Erst kürzlich habe ich mit angesehen, wie sich die Mosaiksteine der Erinnerung bei einer anderen Person wieder zusammengesetzt haben - an eine sehr geliebte Person, die leider - viel zu früh noch dazu - verstorben ist. Wie Person X versucht hat, die Fassung wieder zu erlangen und sich zu beherrschen, den Schmerz zu unterdrücken und dabei lässt sich doch der Trauerprozess nicht aufhalten. Ich kannte diese Person auch, leider nur flüchtig, und viele Mosaiksteine, die mir in den schillerndsten Farben berichtet wurden, setzten sich bei mir selbst als Erinnerung ab, abgespeichert für ein Bild aus Mosaiksteinen, das immer neu zusammengesetzt wird. Wie kann ich dir helfen, wenn ich selbst das nicht erlebt habe? Ich bin bei dir!

Der Mensch muss die Trauer zulassen. Sie erstickt einen sonst von Innen heraus, man wird frustriert und müde, mürbe, man hat keinen Antrieb mehr und lenkt sich ab - doch die Ablenkung bleibt nicht ewig. Egal wie viele neue Menschen man kennen lernt, sie werden das Loch, das zurück geblieben ist, niemals auffüllen können. Sie werden nur am Rande des Kraters stehen und verständnislos hineinblicken, ehe sie es aufgeben, den Grund erblicken zu wollen und wieder gehen. Es geht bei der Trauer nicht darum, den Krater aufzufüllen - es geht darum, ihn zu erhellen, damit man selbst und auch andere in den Abgrund blicken können. Es beruhigt den Menschen zu wissen, wie tief ein Abgrund ist. Nichts macht mehr Angst, als die Unwissenheit, wo man landen wird.

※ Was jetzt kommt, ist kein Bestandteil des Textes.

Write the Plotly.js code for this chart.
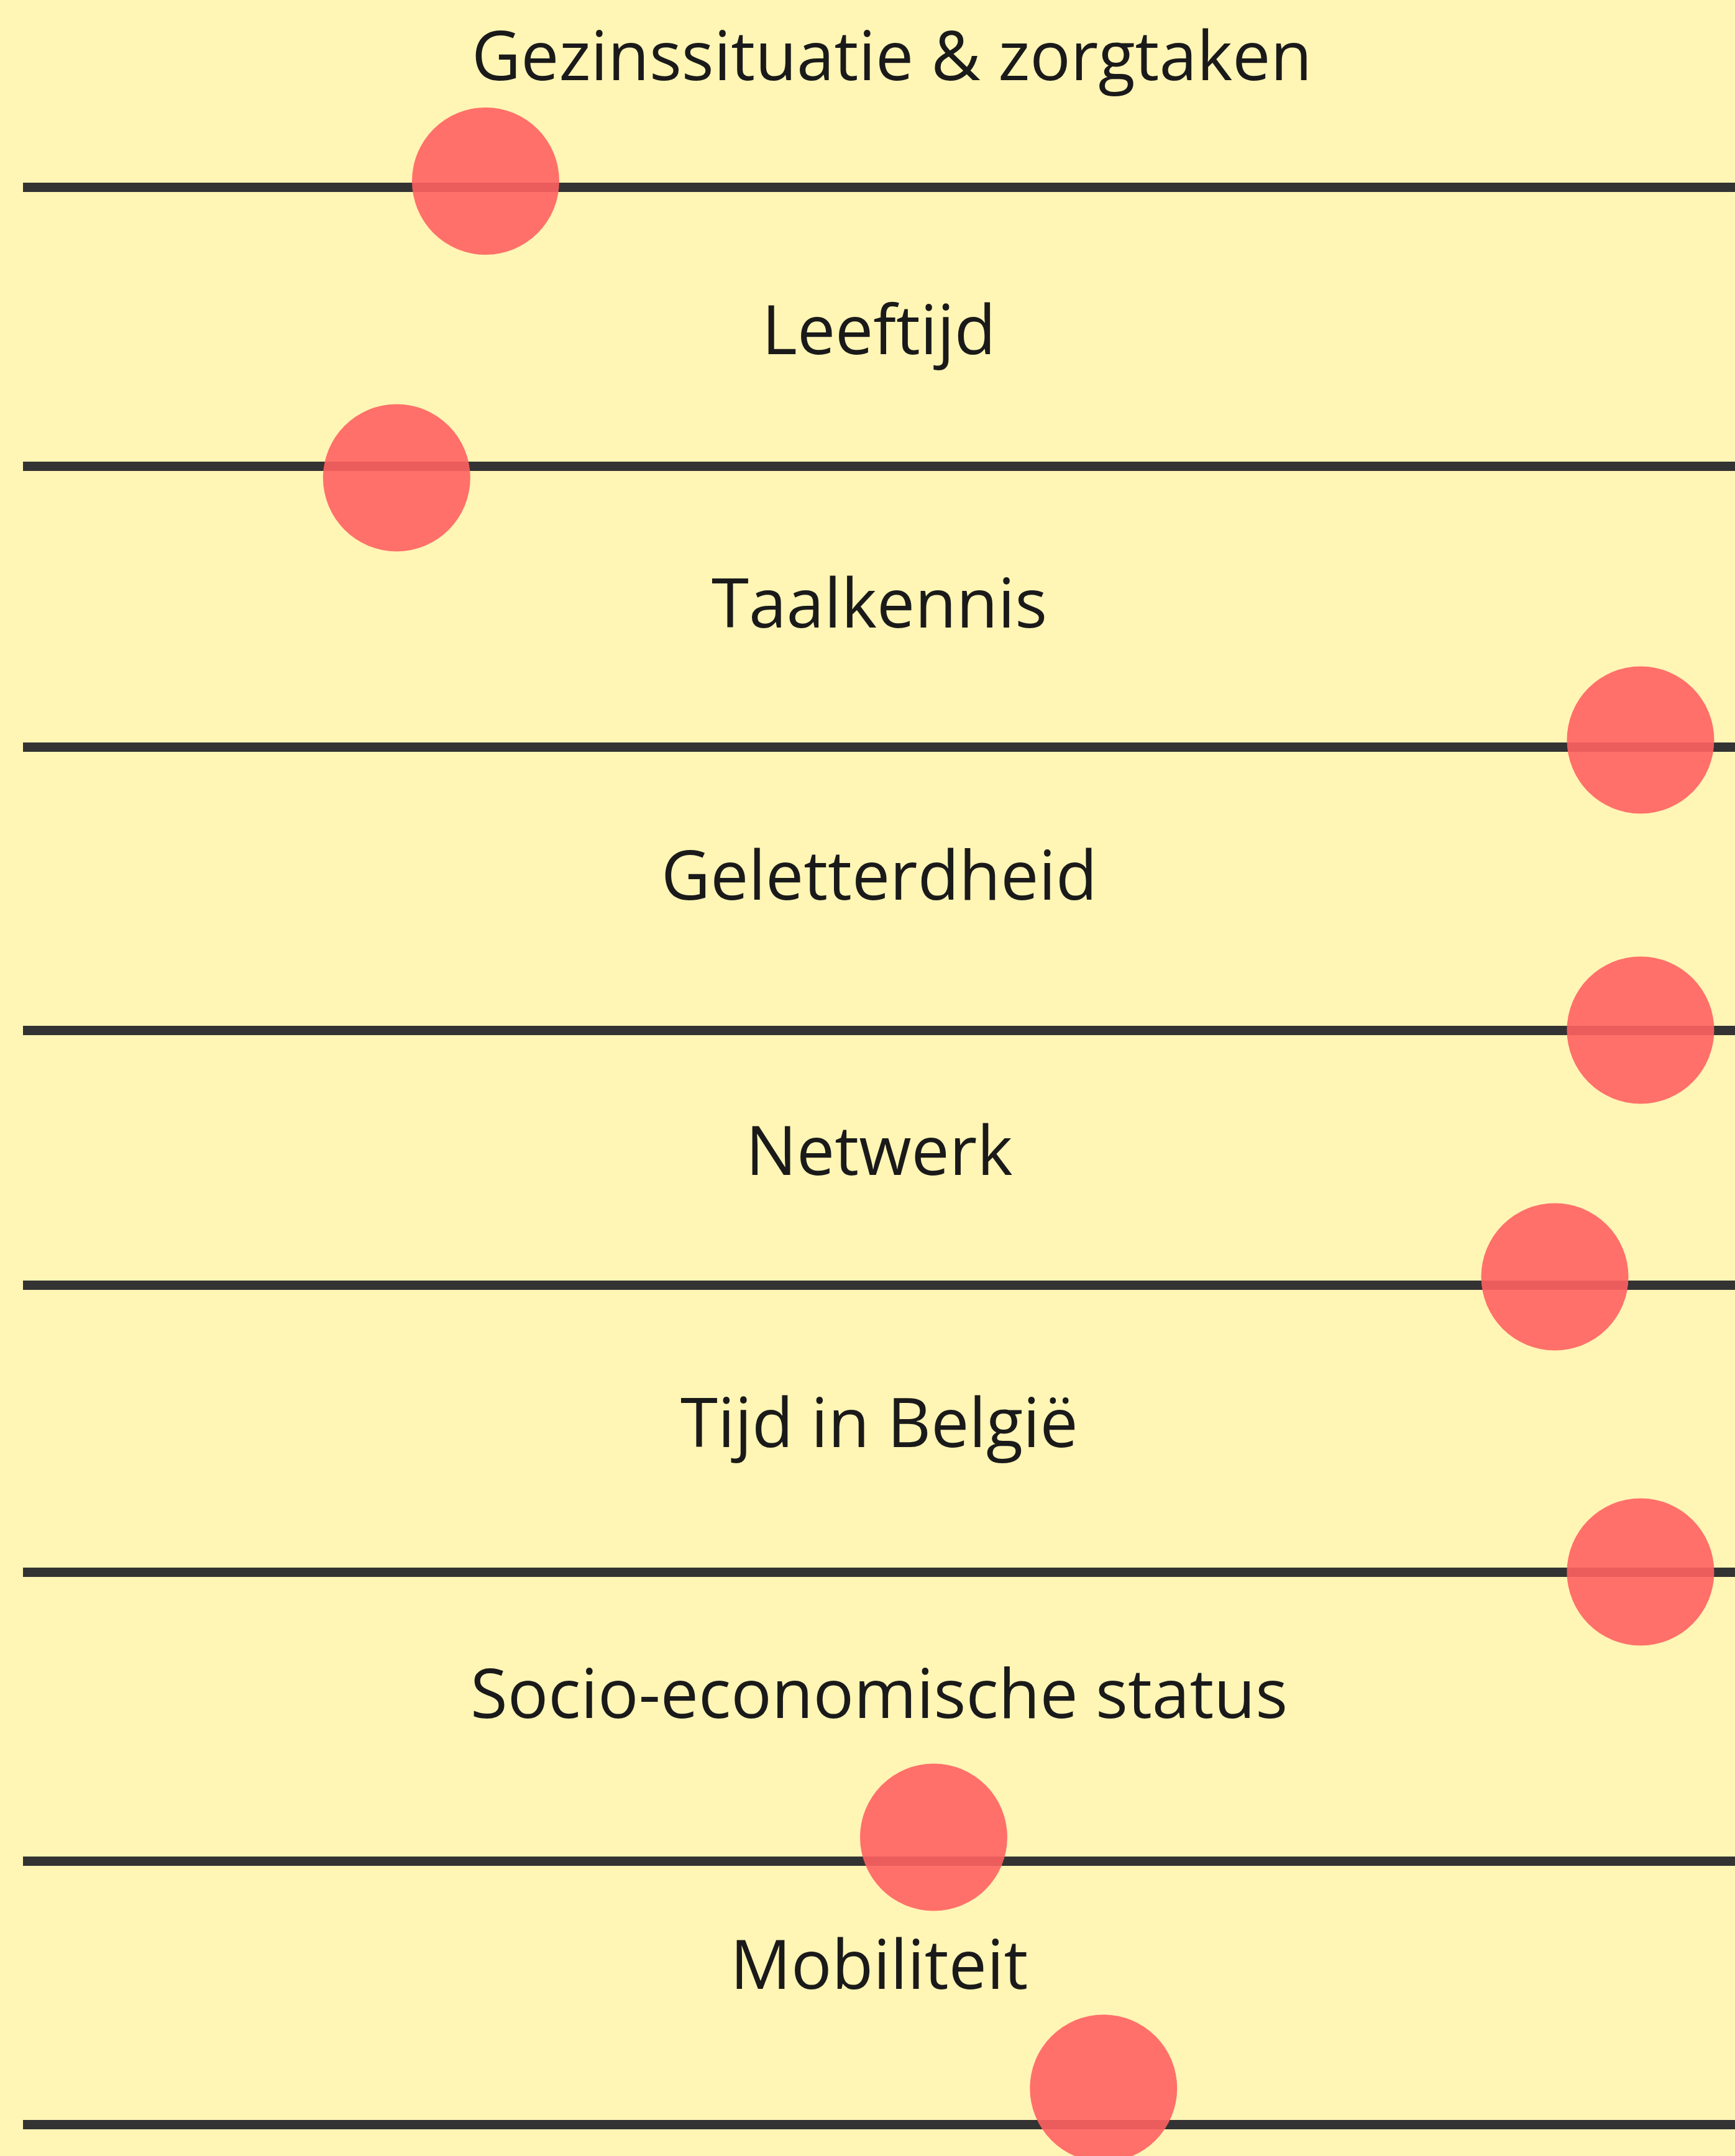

Der Mensch muss seiner Trauer Zeit lassen. Jeder trauert anders und die Wahrheit dieses Satzes wird mir nur langsam bewusst. Ein Verlust, drei Reaktionen: der eine flüchtet sich in Banalitäten, schweigt und spielt den Kasper. Der andere lässt sich beraten und betreuen. Der dritte weiß nicht was mit sich selbst anzufangen, die kleinste Entscheidung wird zur Anstrengung und man stürzt sich in eine zwischenmenschliche Beziehung nach der anderen. Doch wenn der Vorhang fällt und der Abend hereinbricht wird jedem auf seine eigene Art bewusst, dass hinter dem Vorhang nicht mehr das ist, was vorher da war. Und wenn der Schlaf einen nicht rechtzeitig einholt, muss man sich damit beschäftigen. Mit der Zeit, langsam, wird man vermutlich lernen, den Vorhang fallen zu sehen, sich umzudrehen und in die Leere zu sagen: "Ich habe dich geliebt, es ist schade, dass du nicht mehr hier bist."

Von außen betrachtet, kann ich nicht um die Person weinen, die gegangen ist - ich selbst habe diesen Verlust nicht durchleben müssen. Aber ich weine um diejenigen, die zurück geblieben sind und die nun an diesem Krater stehen. Die nun hinter dem Vorhang stehen, sich umdrehen und schweigen. Ich hoffe für dich, für euch, für euch alle, dass ihr euch bald umdrehen möget um zu sagen: "Ich liebe dich, und du wirst für immer bei mir sein."